Thomas Weh Syen (died August 15, 1981) was a Liberian soldier and politician. He was a leading member of the group of enlisted men that overthrew the country's government in an April 1980 military coup d'état, and accordingly, he became one of the leaders of the new military junta, the People's Redemption Council. In the wake of the coup d'état, he took the title of major general in the Armed Forces of Liberia and became the co-chairman of the PRC; as a result, he was the immediate deputy of Commander-in-Chief Samuel Doe and the Vice Head of State.

From the earliest days of the PRC, Doe and Syen clashed; testimony before the Truth and Reconciliation Commission in 2008 revealed that their disagreements began during the coup itself when Weh Syen and Doe forcibly disagreed about the disposal of money that had been stolen from the home of the newly murdered President William R. Tolbert Jr. While a member of the PRC, he was partly responsible for educational affairs, but his time on the Council was short-lived.

Maj. Gen. Thomas Weh-Syen, an outspoken critic of some of Doe's policies, including the closure last spring of Libya's diplomatic mission and the forced reduction of the Soviet Embassy staff from 15 to six. After allegedly attempting to kill Doe in a second coup financed by Muammar Al-Gaddafi. Weh Syen was tried in a court-martial at the Temple of Justice in Monrovia. Weh-Syen and the other imprisoned party members were brought to the yard.
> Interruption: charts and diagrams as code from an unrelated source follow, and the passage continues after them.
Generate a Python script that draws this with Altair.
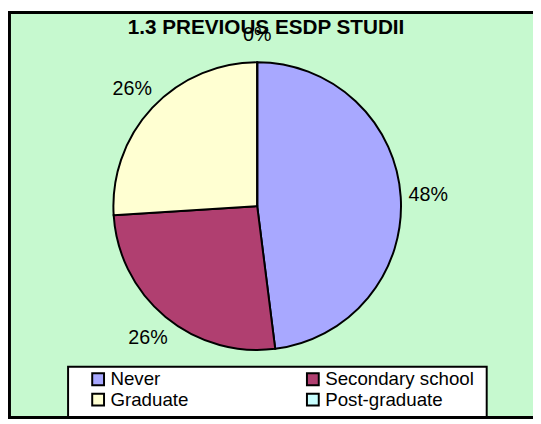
import altair as alt
import pandas as pd

categories = ["Never", "Secondary school", "Graduate", "Post-graduate"]
values = [48, 26, 26, 0]
colors = ["#A8A8FF", "#B03F70", "#FFFFD2", "#C8FFFF"]
legend_order = ["Never", "Graduate", "Secondary school", "Post-graduate"]
title_text = ["1.3 PREVIOUS ESDP STUDII"]

total = sum(values)
df = pd.DataFrame({
    "category": categories,
    "value": values,
    "order": list(range(len(categories))),
    "pct": [v / total for v in values],
})
color_of = dict(zip(categories, colors))

W, H = 533, 414
CX, CY = 253, 198
R = 146

color = alt.Color(
    "category:N",
    scale=alt.Scale(domain=legend_order, range=[color_of[c] for c in legend_order]),
    legend=alt.Legend(
        title=None, orient="none", legendX=82, legendY=364, columns=2,
        columnPadding=115, rowPadding=0, symbolType="square", symbolSize=144,
        symbolStrokeColor="black", symbolStrokeWidth=2,
        labelFont="Liberation Sans", labelFontSize=19, labelColor="black",
        labelOffset=3, padding=0,
    ),
)

deco = pd.DataFrame({"k": [0]})
frame = alt.Chart(deco).mark_rect(fill="#C6F9CF", stroke="black", strokeWidth=3).encode(
    x=alt.value(1.5), x2=alt.value(W + 20), y=alt.value(1.5), y2=alt.value(H - 1.5)
)
legend_box = alt.Chart(deco).mark_rect(fill="white", stroke="black", strokeWidth=2).encode(
    x=alt.value(61), x2=alt.value(486), y=alt.value(361), y2=alt.value(H - 2)
)

base = alt.Chart(df).encode(
    theta=alt.Theta("value:Q", stack=True),
    order=alt.Order("order:Q"),
)
pie = base.mark_arc(radius=R, stroke="black", strokeWidth=2).encode(
    color=color, x=alt.value(CX), y=alt.value(CY)
)
labels = base.mark_text(radius=174, font="Liberation Sans", fontSize=20, color="black").encode(
    text=alt.Text("pct:Q", format=".0%"), x=alt.value(CX), y=alt.value(CY)
)
title = alt.Chart(pd.DataFrame({"t": title_text})).mark_text(
    font="Liberation Sans", fontSize=21, fontWeight="bold", baseline="alphabetic",
    align="center", color="black"
).encode(text="t:N", x=alt.value(262), y=alt.value(23))

chart = alt.layer(frame, legend_box, pie, labels, title).properties(
    width=W, height=H, padding=0, autosize=alt.AutoSizeParams(type="none"),
    background="white",
).configure_view(stroke="transparent")

chart.save("out.html", embed_options={"renderer": "svg", "actions": False})
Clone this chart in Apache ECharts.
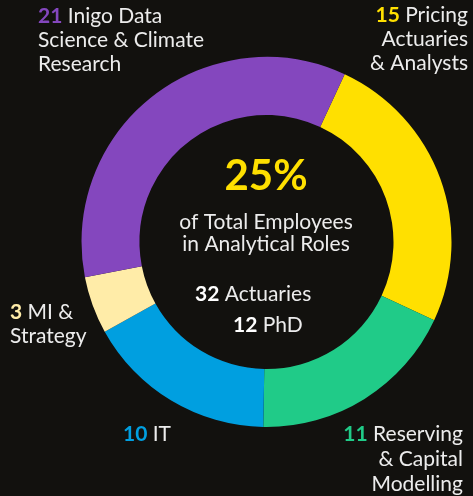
<!DOCTYPE html>
<html>
<head>
<meta charset="utf-8">
<script src="https://cdn.jsdelivr.net/npm/echarts@6/dist/echarts.min.js"></script>
<style>
html,body{margin:0;padding:0;background:#12110e;}
#chart{width:473px;height:496px;}
</style>
</head>
<body>
<div id="chart"></div>
<script>
// Data
const categories = ['Pricing\nActuaries\n& Analysts', 'Reserving\n& Capital\nModelling', 'IT', 'MI &\nStrategy', 'Inigo Data\nScience & Climate\nResearch'];
const values = [15, 11, 10, 3, 21];
const sliceColors = ['#ffe000', '#20cb88', '#009fe0', '#ffeca8', '#8447be'];
const headline = '25%';
const subtitleLines = ['of Total Employees', 'in Analytical Roles'];
const statNumbers = [32, 12];
const statLabels = ['Actuaries', 'PhD'];

const FONT = 'Lato, "Noto Sans", sans-serif';
const TXT = '#ececec';
const FS = 21;

// label placements (x, y, align, verticalAlign) per slice index
const labelPlaces = [
  {x: 468, y: 3, align: 'right', verticalAlign: 'top', lh: 24},
  {x: 463, y: 422, align: 'right', verticalAlign: 'top', lh: 25},
  {x: 123, y: 434, align: 'left', verticalAlign: 'middle', lh: 24},
  {x: 10, y: 300, align: 'left', verticalAlign: 'top', lh: 24},
  {x: 38, y: 4, align: 'left', verticalAlign: 'top', lh: 24}
];

const rich = {};
sliceColors.forEach((c, i) => {
  rich['n' + i] = {fontFamily: FONT, fontSize: FS, fontWeight: 'bold', color: c, lineHeight: labelPlaces[i].lh};
  rich['t' + i] = {fontFamily: FONT, fontSize: FS, color: TXT, lineHeight: labelPlaces[i].lh};
});

const data = categories.map((name, i) => ({
  name: name,
  value: values[i],
  itemStyle: {color: sliceColors[i]}
}));

const chart = echarts.init(document.getElementById('chart'), null, {renderer: 'canvas'});
chart.setOption({
  backgroundColor: '#12110e',
  animation: false,
  series: [{
    type: 'pie',
    center: [266.5, 242],
    radius: [127, 185],
    startAngle: 65,
    clockwise: true,
    data: data,
    itemStyle: {borderWidth: 0},
    emphasis: {disabled: true},
    labelLine: {show: false},
    label: {
      show: true,
      position: 'outside',
      overflow: 'none',
      alignTo: 'none',
      formatter: function (p) {
        const i = p.dataIndex;
        const lines = p.name.split('\n');
        return lines.map((l, k) => (k === 0 ? '{n' + i + '|' + p.value + '}{t' + i + '| ' + l + '}' : '{t' + i + '|' + l + '}')).join('\n');
      },
      rich: rich
    },
    labelLayout: function (p) {
      const pl = labelPlaces[p.dataIndex];
      return {x: pl.x, y: pl.y, align: pl.align, verticalAlign: pl.verticalAlign, hideOverlap: false, moveOverlap: null};
    }
  }],
  graphic: [
    {type: 'text', x: 266, y: 176, style: {text: headline, font: 'bold 42px ' + FONT, fill: '#ffe000', align: 'center', verticalAlign: 'middle'}},
    {type: 'text', x: 266, y: 222, style: {text: subtitleLines[0], font: FS + 'px ' + FONT, fill: TXT, align: 'center', verticalAlign: 'middle'}},
    {type: 'text', x: 266, y: 244, style: {text: subtitleLines[1], font: FS + 'px ' + FONT, fill: TXT, align: 'center', verticalAlign: 'middle'}},
    {type: 'text', x: 195, y: 294, style: {text: '{b|' + statNumbers[0] + '}{r| ' + statLabels[0] + '}', align: 'left', verticalAlign: 'middle',
      rich: {b: {font: 'bold ' + FS + 'px ' + FONT, fill: '#ffffff'}, r: {font: FS + 'px ' + FONT, fill: TXT}}}},
    {type: 'text', x: 233, y: 325, style: {text: '{b|' + statNumbers[1] + '}{r| ' + statLabels[1] + '}', align: 'left', verticalAlign: 'middle',
      rich: {b: {font: 'bold ' + FS + 'px ' + FONT, fill: '#ffffff'}, r: {font: FS + 'px ' + FONT, fill: TXT}}}}
  ]
});
</script>
</body>
</html>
Weh Syen and five were charged with murder and a backlash plot against the Doe government, but no evidence of conspiracy was publicly presented during their hasty three-day military trial. As they were led past crowds gathered outside the Temple of Justice, where the trials were held, the men exhibited confidence that they would be acquitted. Weh-Syen was jeered by the crowds when he declared he had "never plotted to kill Doe." He later told reporters to "tell the world" that "if I die, I die for nothing."
They were found guilty and executed by firing squad in what was seen as the climactic end to a power struggle among the 17 soldiers who took control of the government in a bloody coup last year. The men executed were also known to have criticized what they perceived as the Doe government's "errand boy" relationship with the United States. Besides Weh-Syen, 29, they were Lt. Col. Nelson Toe, at 22 the youngest member of the council; Lt. Col. Harry Johnson, 30; Maj. Henry Zuo, 28, and Lt. Col. Robert Sumo. The five formed the core of the left-leaning resistance to many of the pro-Western decisions taken by Liberia's military head of state, Master Sgt. Samuel K. Doe. All were members of the original group of 17 noncommissioned officers and privates who overthrew the government of William R. Tolbert on April 12, 1980, ending a century and a half of dominance in the country by Americo-Liberians—the descendants of American blacks who founded Liberia in the early 19th century.

The speed and secrecy of the trial left fear in Monrovia. Liberians who felt safe openly discussing their disagreements with the Doe administration now do so only privately in secluded places.

He was replaced as Vice Head of State by PRC Speaker J. Nicholas Podier.

He was the father of a son, Thomas Weh Syen Jr., who died soon after his father — on 24 December 1981, the 5½-year-old boy was hit by a car while he was crossing a street near his home.